The layout itself is functional. It is not trying to impress with visual clutter or gimmicks. That can be a virtue if you want speed and clarity. It can also feel a little generic if you prefer a highly polished interface with richer discovery tools. On balance, Fortune Mobile behaves like a site that has been built to do the essentials properly rather than to become your favourite entertainment hub.

Where experienced players are most likely to be caught out

There are three recurring misunderstandings worth calling out.

First, deposits do not always equal play value. Mobile billing in particular can make a deposit look simpler than it is economically. If 15% is effectively lost to the method structure, the real buying power of your stake is lower than the headline amount.

Second, familiar game names do not guarantee identical economics. The same slot title can run with different RTP settings on different platforms. If you compare only by brand or title, you may miss that difference.

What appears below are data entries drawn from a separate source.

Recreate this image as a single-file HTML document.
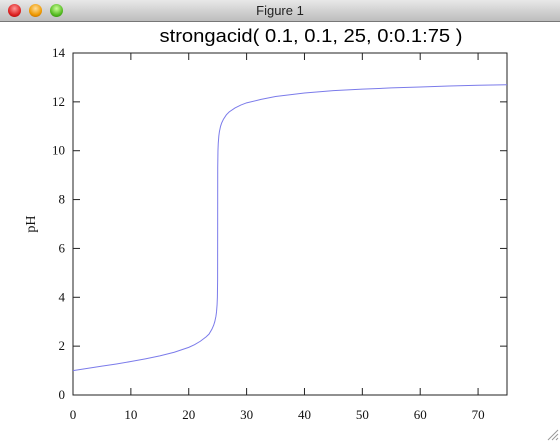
<!DOCTYPE html>
<html><head><meta charset="utf-8"><style>
body{margin:0;width:560px;height:442px;overflow:hidden;background:#fff;font-family:"Liberation Sans",sans-serif}
#titlebar{position:absolute;left:0;top:0;width:560px;height:21px;background:linear-gradient(#e8e8e8,#bdbdbd);border-bottom:1px solid #777;text-align:center;font-size:13px;line-height:21px;color:#222}
.btn{position:absolute;top:4px;width:13px;height:13px;border-radius:50%}
</style></head><body>
<div id="titlebar">Figure 1
<div class="btn" style="left:8px;background:radial-gradient(circle at 50% 35%,#f99,#d22 60%,#900)"></div>
<div class="btn" style="left:29px;background:radial-gradient(circle at 50% 35%,#fd9,#e90 60%,#a50)"></div>
<div class="btn" style="left:50px;background:radial-gradient(circle at 50% 35%,#cf9,#5b2 60%,#270)"></div>
</div>
<svg id="chart" width="560" height="442" style="position:absolute;left:0;top:0"></svg>
<script>
const volumes=[0,2.5,5,7.5,10,12.5,15,17.5,20,21,22,23,23.5,24,24.3,24.5,24.7,24.8,24.9,24.95,24.99,25,25.01,25.05,25.1,25.2,25.3,25.5,25.7,26,26.5,27,28,29,30,32.5,35,40,45,50,55,60,65,70,75];
const phValues=[1.00,1.09,1.18,1.27,1.37,1.48,1.60,1.75,1.95,2.06,2.20,2.38,2.49,2.69,2.85,3.00,3.22,3.40,3.70,4.00,4.70,7.00,9.30,10.00,10.30,10.60,10.78,11.00,11.14,11.29,11.47,11.59,11.75,11.87,11.96,12.10,12.22,12.36,12.46,12.52,12.57,12.61,12.65,12.68,12.70];
const xTicks=[0,10,20,30,40,50,60,70];
const yTicks=[0,2,4,6,8,10,12,14];
const NS="http://www.w3.org/2000/svg";
const svg=document.getElementById('chart');
const L=73,R=507,T=53,B=395,xMax=75,yMax=14;
const xs=v=>L+(R-L)*v/xMax, ys=v=>B-(B-T)*v/yMax;
function mk(tag,attrs){const e=document.createElementNS(NS,tag);for(const k in attrs)e.setAttribute(k,attrs[k]);svg.appendChild(e);return e;}
const frame=mk('rect',{x:L,y:T,width:R-L,height:B-T,fill:'none',stroke:'#222','stroke-width':1});


xTicks.forEach(t=>{
  const x=xs(t);
  const a=mk('line',{x1:x,y1:B,x2:x,y2:B-7,stroke:'#222'});
  
  
  const b=mk('line',{x1:x,y1:T,x2:x,y2:T+7,stroke:'#222'});
  
  
  const tx=mk('text',{x:x,y:B+24,'text-anchor':'middle','font-family':'Liberation Serif,serif','font-size':13,fill:'#111'});
  tx.textContent=t;
  
  
});
yTicks.forEach(t=>{
  const y=ys(t);
  const a=mk('line',{x1:L,y1:y,x2:L+7,y2:y,stroke:'#222'});
  
  
  const b=mk('line',{x1:R,y1:y,x2:R-7,y2:y,stroke:'#222'});
  
  
  const tx=mk('text',{x:L-8,y:y+4,'text-anchor':'end','font-family':'Liberation Serif,serif','font-size':13,fill:'#111'});
  tx.textContent=t;
  
  
});
const line=mk('polyline',{points:volumes.map((v,i)=>xs(v).toFixed(2)+','+ys(phValues[i]).toFixed(2)).join(' '),fill:'none',stroke:'#7b7bea','stroke-width':1});


const title=mk('text',{x:311,y:42,'text-anchor':'middle','font-size':18,fill:'#000',textLength:303,lengthAdjust:'spacingAndGlyphs'});
title.textContent='strongacid( 0.1, 0.1, 25, 0:0.1:75 )';


const yl=mk('text',{x:0,y:0,'text-anchor':'middle','font-family':'Liberation Serif,serif','font-size':14,fill:'#111',transform:'translate(35,224) rotate(-90)'});
yl.textContent='pH';


const grip=mk('path',{d:'M548 440 L558 430 M552 440 L558 434 M556 440 L558 438',stroke:'#999','stroke-width':1});


</script>
</body></html>
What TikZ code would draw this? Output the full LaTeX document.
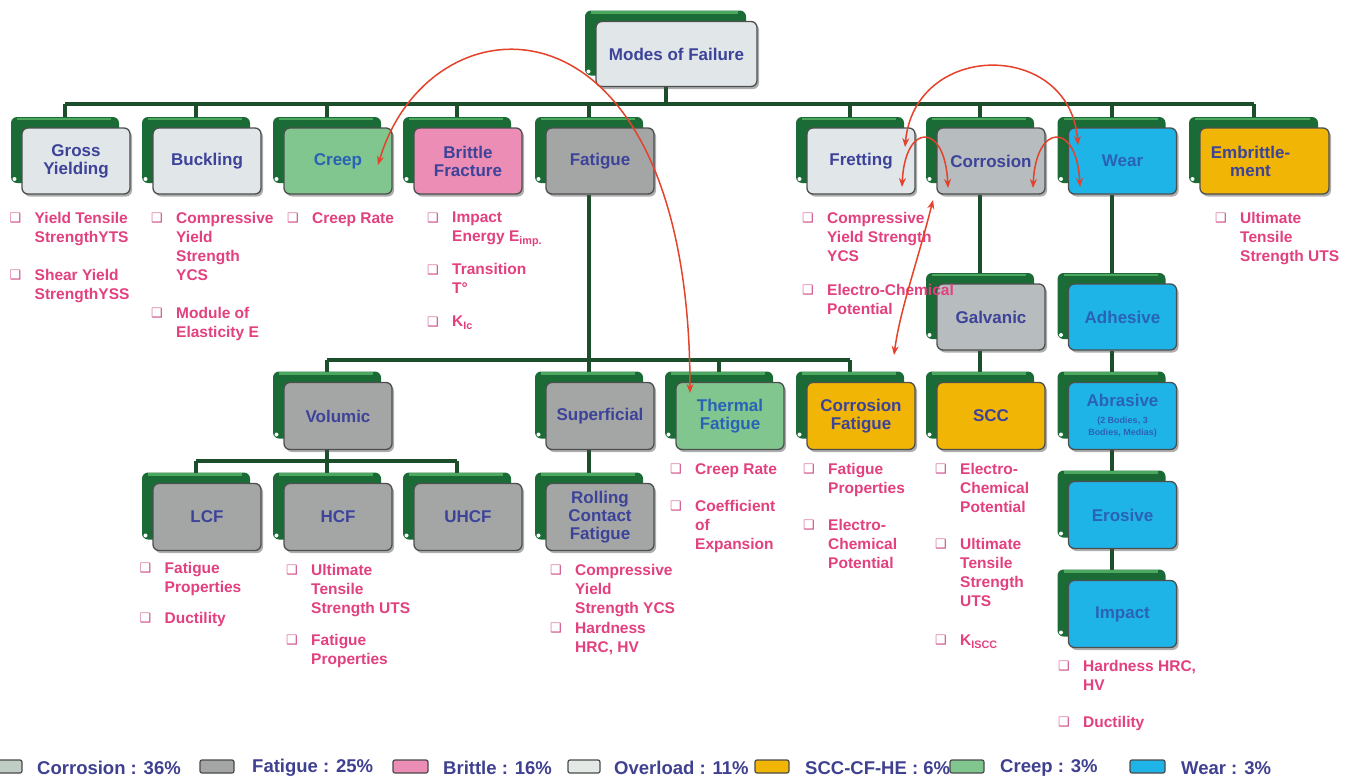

Third, easy entry does not mean easy exit. The site is designed for low-friction deposits, not necessarily low-friction withdrawals. That is a crucial distinction for bankroll planning.

Best-fit player profile: who this site suits, and who it does not

Fortune Mobile makes the most sense for UK players who are comfortable with small deposits, mobile-first play, and a familiar game mix. If you like a few slots on the commute, a quick live roulette session, or a controlled flutter with a tenner rather than a major bankroll, the model is coherent. It is also suitable if you value a regulated UK framework and do not mind a conservative compliance environment.

It is less suitable for players looking for:

  • very large withdrawal flexibility,
  • deep VIP treatment or bespoke rewards,
  • an enormous game catalogue,
  • the highest-possible RTP configurations on every slot,
  • or the fastest possible cash-out culture.

That is not a flaw so much as a design choice. Fortune Mobile is a convenience-led, mobile-first brand, and that means the experience is optimised for ease of access rather than maximum upside for high-volume players.

Quick comparison checklist

  • Game variety: Good for mainstream slots and live casino, average for niche depth.
  • Banking: Strong on simple deposits; weaker on value if using carrier billing.
  • Mobile use: Fast enough for regular sessions, with a few lag points on heavier content.
  • Regulation: UK-focused and compliance-led, which improves safeguards but can add friction.
  • Best use case: Short, controlled sessions on a phone.

Mini-FAQ

Is Fortune Mobile mainly for slot players or live casino players?

It works for both, but the strongest fit is probably slot players who also want reliable access to Evolution-powered live tables. The selection is broad enough for regular use, but the site does not position itself as a specialist live casino brand.

Are carrier billing deposits good value?

They are convenient, but not always good value. If a fee or balance deduction applies, you may get less playable money than the headline deposit suggests. For many players, debit card or PayPal is the cleaner option.

Does Fortune Mobile suit high-stakes players?

Not especially. The brand is built for low-friction, mobile-first play at modest stakes. High-stakes players are more likely to find the withdrawal structure and compliance checks less appealing.

What is the main advantage of the site?

The main advantage is convenience for UK mobile users who want a regulated, familiar casino environment with a low deposit entry point and easy phone-based access.

Bottom line

Fortune Mobile is a practical rather than glamorous UK casino. Its strengths are clear: mobile-first access, mainstream game suppliers, low deposit entry, and a regulated structure that gives the site a familiar, mainstream feel. Its weaknesses are just as clear: limited differentiation, potentially awkward carrier billing economics, and a compliance-heavy model that can make withdrawals feel less fluid than the marketing implies.

If you are an experienced player comparing brands analytically, the verdict is straightforward. Fortune Mobile is best viewed as a compact, convenience-led casino for UK mobile play, not a premium destination for aggressive bankroll movement or deep catalogue exploration. If that profile fits how you like to play, it has a coherent place in the market. If not, the trade-offs are too visible to ignore.